■ TASK STATEMENT: Each line that holds the word "this" should be returned.

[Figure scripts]
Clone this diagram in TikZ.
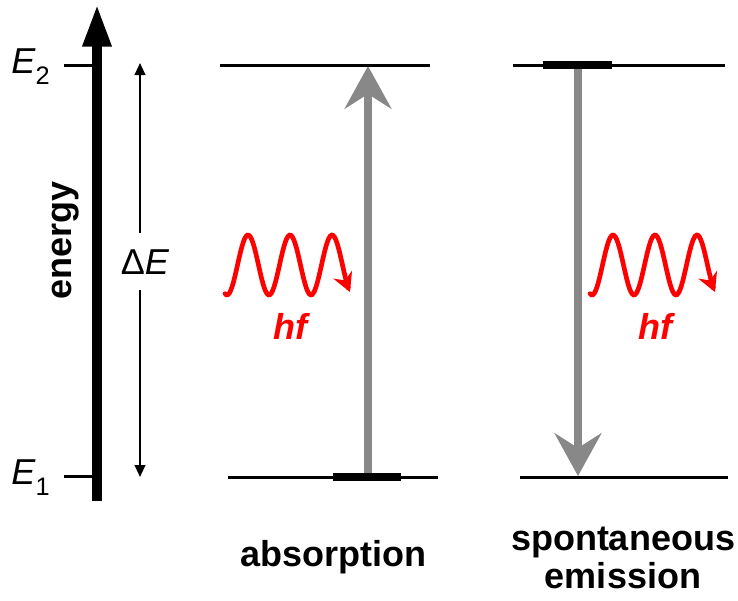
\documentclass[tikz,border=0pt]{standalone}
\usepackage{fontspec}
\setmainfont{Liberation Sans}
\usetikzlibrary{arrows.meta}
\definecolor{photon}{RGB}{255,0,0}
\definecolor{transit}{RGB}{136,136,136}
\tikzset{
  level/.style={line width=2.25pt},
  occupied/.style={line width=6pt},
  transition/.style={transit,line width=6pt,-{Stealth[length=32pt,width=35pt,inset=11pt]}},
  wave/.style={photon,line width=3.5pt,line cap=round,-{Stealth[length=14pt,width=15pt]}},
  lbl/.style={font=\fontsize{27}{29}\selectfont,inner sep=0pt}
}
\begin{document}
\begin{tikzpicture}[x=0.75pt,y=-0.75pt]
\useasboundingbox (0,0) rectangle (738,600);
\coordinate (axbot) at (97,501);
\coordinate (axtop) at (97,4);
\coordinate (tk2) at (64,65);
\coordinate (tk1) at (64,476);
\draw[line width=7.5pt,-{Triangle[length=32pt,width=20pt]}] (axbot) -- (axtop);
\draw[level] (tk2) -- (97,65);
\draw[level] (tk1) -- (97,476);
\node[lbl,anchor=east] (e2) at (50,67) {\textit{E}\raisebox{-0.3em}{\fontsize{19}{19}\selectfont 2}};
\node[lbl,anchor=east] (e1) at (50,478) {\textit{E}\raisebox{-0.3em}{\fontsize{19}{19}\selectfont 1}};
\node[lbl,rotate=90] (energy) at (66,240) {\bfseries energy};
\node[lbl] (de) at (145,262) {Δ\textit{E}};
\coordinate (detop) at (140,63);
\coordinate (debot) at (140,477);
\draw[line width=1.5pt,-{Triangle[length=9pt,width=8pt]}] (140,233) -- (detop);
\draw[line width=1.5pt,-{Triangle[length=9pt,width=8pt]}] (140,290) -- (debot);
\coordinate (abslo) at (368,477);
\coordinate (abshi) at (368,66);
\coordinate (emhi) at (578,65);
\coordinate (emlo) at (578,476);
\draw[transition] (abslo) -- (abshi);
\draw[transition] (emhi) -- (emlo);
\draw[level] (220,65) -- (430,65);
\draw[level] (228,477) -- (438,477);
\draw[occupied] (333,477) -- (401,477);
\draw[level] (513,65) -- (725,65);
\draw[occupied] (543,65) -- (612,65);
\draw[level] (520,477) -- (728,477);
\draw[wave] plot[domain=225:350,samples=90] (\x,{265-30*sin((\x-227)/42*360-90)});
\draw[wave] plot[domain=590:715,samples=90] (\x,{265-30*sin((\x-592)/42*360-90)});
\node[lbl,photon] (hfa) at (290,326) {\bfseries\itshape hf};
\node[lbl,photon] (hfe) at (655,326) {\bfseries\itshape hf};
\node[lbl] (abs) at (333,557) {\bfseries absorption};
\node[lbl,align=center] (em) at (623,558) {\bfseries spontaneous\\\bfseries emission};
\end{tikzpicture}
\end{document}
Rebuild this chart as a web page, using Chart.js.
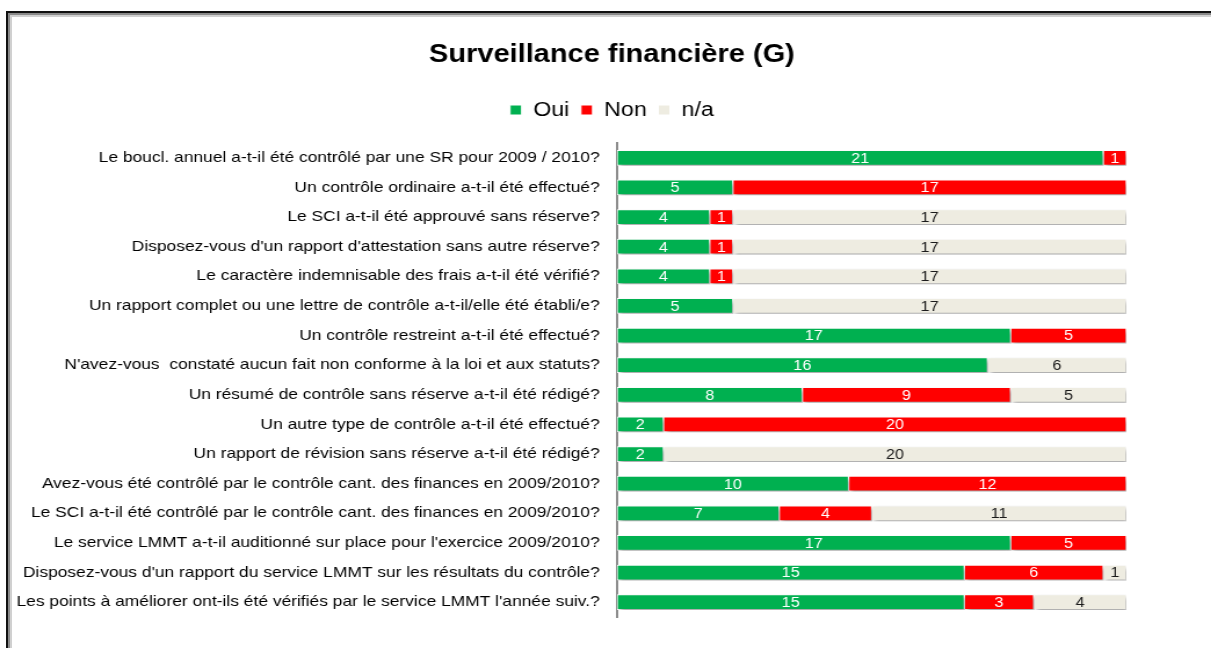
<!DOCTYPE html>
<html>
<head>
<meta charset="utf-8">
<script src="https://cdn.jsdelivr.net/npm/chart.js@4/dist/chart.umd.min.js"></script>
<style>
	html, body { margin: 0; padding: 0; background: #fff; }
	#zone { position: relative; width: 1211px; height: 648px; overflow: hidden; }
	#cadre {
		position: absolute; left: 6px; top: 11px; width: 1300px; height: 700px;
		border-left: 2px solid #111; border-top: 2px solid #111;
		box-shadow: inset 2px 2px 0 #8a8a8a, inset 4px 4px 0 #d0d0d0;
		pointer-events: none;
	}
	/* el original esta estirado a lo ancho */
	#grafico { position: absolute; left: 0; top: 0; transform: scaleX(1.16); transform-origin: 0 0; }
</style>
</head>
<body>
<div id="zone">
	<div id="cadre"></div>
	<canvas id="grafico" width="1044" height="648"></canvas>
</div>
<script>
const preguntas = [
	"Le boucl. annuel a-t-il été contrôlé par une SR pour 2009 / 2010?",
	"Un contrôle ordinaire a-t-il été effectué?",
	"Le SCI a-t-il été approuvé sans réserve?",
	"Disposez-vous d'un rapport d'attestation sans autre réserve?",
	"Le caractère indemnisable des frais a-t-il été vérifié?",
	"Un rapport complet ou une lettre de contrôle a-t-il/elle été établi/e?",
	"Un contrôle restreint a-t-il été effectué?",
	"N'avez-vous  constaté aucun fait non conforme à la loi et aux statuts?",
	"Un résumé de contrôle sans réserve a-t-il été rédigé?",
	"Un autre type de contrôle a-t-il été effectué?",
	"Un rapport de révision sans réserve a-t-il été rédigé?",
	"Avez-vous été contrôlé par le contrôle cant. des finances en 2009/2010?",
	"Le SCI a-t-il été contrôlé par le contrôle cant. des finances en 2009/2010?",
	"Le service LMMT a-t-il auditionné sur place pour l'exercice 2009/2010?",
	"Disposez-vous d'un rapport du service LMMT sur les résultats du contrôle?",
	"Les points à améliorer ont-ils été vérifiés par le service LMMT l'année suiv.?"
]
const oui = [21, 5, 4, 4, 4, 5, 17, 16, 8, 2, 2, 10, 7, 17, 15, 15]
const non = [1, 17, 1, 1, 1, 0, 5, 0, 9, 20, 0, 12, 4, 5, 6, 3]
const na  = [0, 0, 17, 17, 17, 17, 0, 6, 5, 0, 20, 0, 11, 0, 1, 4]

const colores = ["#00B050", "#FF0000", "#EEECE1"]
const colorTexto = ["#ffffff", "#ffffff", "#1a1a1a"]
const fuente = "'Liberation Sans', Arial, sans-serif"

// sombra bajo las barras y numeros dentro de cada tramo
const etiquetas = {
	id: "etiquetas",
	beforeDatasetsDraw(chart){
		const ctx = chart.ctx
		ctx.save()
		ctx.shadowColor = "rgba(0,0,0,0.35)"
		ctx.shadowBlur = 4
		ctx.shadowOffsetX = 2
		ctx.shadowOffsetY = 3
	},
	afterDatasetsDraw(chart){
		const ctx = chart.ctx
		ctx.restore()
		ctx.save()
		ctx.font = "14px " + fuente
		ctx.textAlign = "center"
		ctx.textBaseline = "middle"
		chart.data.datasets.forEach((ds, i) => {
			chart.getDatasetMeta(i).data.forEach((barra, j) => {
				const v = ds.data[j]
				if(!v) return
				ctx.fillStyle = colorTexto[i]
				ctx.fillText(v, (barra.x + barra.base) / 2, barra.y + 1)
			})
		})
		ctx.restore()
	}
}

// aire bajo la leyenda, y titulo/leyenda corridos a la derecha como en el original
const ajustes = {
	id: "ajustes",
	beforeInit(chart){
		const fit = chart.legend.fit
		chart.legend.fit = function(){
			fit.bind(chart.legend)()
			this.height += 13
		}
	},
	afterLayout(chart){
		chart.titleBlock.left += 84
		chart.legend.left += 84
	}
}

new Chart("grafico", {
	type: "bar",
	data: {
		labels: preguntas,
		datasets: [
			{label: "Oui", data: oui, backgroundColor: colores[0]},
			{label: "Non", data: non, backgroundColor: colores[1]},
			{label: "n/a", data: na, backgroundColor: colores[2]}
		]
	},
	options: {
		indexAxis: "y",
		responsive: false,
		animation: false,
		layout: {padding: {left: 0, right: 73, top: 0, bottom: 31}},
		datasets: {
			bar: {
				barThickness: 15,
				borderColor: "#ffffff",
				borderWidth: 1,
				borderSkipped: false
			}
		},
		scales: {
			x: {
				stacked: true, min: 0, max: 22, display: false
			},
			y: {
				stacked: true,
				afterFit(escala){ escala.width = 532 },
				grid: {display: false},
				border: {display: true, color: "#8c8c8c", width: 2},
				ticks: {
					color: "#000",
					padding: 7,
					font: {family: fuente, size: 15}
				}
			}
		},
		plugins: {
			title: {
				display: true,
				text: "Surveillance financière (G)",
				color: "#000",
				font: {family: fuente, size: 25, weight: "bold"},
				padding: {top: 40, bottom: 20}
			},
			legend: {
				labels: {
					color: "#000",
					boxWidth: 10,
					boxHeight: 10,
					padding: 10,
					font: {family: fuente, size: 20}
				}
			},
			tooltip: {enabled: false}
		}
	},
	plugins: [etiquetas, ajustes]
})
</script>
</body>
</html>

■ FINISHED EXERCISE:
Clone this diagram in TikZ.
Rebuild this chart as a web page, using Chart.js.
			this.height += 13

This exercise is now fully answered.